In the records below, find each line with the word "this" and copy it.

·····

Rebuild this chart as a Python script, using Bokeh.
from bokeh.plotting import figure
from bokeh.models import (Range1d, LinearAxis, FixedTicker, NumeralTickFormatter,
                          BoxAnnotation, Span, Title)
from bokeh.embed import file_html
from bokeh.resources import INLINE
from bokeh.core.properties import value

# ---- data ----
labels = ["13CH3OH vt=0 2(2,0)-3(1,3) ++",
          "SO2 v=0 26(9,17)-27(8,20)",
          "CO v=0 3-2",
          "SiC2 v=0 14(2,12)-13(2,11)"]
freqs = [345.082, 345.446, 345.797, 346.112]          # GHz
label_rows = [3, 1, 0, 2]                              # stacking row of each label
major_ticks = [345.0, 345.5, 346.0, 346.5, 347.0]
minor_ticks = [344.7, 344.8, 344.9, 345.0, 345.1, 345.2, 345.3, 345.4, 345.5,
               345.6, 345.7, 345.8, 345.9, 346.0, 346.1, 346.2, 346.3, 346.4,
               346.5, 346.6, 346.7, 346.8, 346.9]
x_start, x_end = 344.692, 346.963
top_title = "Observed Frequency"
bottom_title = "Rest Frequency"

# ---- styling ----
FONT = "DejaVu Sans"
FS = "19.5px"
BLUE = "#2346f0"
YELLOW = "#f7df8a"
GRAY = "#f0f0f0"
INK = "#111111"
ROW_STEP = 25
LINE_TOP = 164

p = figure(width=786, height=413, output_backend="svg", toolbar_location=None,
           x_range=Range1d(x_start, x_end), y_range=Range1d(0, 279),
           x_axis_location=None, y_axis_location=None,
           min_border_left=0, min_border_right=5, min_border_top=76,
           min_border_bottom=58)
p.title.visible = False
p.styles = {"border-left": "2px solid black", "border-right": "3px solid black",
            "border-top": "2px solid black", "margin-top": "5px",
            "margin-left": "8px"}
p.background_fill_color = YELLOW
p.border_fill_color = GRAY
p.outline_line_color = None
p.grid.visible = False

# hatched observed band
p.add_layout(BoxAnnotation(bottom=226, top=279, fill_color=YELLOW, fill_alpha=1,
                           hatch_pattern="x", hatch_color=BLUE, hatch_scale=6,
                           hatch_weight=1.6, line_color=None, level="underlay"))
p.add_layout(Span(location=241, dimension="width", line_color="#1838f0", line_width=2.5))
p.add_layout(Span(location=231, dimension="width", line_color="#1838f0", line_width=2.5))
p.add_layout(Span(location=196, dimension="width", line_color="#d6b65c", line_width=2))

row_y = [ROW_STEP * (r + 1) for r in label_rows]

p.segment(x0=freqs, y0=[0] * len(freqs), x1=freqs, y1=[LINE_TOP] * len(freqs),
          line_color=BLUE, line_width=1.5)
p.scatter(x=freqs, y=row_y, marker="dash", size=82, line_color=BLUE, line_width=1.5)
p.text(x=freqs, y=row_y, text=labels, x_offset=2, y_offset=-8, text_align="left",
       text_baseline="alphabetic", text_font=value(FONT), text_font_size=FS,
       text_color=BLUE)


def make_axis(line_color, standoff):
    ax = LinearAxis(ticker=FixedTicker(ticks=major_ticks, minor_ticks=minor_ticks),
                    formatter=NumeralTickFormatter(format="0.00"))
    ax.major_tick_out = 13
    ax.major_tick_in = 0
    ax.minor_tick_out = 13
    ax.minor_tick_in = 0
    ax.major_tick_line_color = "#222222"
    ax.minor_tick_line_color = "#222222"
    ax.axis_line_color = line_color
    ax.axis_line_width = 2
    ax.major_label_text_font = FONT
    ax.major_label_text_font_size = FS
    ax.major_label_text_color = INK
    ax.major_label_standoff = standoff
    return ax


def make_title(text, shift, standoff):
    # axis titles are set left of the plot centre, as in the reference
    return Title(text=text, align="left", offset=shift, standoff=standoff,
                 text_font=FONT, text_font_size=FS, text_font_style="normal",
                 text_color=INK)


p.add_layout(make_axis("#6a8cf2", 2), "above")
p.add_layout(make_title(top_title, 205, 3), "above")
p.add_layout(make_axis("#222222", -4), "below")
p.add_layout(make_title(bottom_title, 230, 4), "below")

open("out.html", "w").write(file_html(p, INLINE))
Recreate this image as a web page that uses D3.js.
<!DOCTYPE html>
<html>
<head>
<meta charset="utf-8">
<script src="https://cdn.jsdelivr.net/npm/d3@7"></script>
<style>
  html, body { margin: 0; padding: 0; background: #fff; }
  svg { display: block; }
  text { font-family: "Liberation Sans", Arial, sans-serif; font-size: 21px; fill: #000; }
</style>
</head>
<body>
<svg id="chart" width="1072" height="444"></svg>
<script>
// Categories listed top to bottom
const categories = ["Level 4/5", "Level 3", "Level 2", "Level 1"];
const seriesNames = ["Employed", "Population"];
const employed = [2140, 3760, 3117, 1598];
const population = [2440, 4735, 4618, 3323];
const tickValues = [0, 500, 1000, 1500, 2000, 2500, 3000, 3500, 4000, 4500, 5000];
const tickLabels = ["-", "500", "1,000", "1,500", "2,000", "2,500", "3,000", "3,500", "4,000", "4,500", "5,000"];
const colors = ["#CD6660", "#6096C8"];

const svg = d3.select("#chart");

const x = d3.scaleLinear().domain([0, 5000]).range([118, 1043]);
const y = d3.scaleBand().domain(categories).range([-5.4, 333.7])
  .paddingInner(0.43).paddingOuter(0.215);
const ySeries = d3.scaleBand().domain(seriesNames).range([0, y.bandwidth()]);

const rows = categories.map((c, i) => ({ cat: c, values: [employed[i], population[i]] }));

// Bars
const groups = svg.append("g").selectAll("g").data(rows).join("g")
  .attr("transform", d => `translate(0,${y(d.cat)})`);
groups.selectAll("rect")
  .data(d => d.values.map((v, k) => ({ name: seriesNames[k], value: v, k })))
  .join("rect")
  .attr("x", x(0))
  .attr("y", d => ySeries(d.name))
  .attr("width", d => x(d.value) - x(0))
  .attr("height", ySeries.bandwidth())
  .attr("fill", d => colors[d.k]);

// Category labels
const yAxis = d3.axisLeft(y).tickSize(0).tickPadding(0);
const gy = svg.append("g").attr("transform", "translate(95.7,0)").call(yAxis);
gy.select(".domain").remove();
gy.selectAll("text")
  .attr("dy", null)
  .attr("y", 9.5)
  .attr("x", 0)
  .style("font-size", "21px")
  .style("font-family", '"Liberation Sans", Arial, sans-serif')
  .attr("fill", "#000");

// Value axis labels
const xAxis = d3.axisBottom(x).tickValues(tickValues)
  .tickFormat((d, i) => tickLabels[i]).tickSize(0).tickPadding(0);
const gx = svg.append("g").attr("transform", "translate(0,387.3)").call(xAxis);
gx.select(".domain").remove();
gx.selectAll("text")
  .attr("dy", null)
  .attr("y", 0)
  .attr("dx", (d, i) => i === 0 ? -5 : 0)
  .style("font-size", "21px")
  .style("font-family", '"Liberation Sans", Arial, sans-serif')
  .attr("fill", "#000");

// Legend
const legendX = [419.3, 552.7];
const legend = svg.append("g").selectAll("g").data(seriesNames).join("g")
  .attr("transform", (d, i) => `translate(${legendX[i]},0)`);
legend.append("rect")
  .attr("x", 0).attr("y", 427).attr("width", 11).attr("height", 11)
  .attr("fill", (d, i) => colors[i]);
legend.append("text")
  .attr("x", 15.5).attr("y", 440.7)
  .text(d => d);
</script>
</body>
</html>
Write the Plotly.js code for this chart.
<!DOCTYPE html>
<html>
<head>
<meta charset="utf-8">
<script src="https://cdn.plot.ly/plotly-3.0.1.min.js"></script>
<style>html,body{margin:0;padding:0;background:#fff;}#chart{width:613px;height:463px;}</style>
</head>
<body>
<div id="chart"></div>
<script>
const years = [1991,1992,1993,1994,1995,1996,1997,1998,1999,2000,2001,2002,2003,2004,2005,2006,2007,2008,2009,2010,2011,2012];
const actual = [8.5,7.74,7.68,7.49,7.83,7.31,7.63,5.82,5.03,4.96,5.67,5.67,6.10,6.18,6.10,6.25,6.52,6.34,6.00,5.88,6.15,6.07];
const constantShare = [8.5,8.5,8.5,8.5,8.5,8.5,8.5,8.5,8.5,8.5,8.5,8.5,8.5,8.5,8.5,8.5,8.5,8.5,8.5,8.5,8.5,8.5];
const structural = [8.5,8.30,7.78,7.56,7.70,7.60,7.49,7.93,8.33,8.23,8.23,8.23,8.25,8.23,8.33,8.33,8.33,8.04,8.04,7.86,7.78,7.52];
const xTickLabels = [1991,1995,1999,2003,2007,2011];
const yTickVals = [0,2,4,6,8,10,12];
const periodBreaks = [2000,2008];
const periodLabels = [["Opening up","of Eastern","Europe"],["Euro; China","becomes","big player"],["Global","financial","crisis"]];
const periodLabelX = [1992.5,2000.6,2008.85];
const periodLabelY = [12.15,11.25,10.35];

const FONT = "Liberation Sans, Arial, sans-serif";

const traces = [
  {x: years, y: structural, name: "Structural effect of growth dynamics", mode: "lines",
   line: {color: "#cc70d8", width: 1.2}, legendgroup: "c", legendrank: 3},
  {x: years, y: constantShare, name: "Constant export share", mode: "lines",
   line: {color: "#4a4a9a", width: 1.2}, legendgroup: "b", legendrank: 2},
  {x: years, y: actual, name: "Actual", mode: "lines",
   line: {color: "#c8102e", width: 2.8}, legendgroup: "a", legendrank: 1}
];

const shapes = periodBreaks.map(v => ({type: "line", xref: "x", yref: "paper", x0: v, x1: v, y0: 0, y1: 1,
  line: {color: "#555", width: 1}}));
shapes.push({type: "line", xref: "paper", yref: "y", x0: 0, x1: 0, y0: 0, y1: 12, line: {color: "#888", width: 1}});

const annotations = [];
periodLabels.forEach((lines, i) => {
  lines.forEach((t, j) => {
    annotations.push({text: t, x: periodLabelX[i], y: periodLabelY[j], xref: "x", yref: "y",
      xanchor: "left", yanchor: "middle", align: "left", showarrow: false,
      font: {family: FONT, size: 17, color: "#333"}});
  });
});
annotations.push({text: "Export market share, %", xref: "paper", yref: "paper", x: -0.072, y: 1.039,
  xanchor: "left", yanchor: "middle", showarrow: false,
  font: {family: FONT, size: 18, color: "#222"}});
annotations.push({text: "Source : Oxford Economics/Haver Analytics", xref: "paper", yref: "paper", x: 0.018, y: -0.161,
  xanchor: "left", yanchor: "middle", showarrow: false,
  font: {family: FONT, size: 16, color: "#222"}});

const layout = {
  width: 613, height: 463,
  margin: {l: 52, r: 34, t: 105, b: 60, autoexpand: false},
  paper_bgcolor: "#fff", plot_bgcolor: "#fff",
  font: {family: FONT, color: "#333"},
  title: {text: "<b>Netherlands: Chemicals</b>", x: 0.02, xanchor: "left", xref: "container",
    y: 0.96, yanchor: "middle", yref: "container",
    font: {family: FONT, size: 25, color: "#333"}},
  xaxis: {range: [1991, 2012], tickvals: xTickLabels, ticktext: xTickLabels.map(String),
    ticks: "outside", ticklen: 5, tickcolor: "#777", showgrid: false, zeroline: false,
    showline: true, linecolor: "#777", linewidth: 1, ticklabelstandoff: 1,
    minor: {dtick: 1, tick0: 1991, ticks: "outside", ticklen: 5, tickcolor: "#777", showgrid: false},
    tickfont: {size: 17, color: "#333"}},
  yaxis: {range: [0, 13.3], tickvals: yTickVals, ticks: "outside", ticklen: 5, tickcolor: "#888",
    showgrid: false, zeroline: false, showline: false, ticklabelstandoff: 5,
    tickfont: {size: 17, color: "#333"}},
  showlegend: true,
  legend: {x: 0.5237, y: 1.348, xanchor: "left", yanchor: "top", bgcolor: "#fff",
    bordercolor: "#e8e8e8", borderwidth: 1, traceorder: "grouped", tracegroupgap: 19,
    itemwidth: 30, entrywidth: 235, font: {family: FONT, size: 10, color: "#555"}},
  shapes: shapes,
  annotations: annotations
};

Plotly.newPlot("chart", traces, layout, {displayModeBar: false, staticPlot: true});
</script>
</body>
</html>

·····

Response =>
Rebuild this chart as a Python script, using Bokeh.
Recreate this image as a web page that uses D3.js.
Write the Plotly.js code for this chart.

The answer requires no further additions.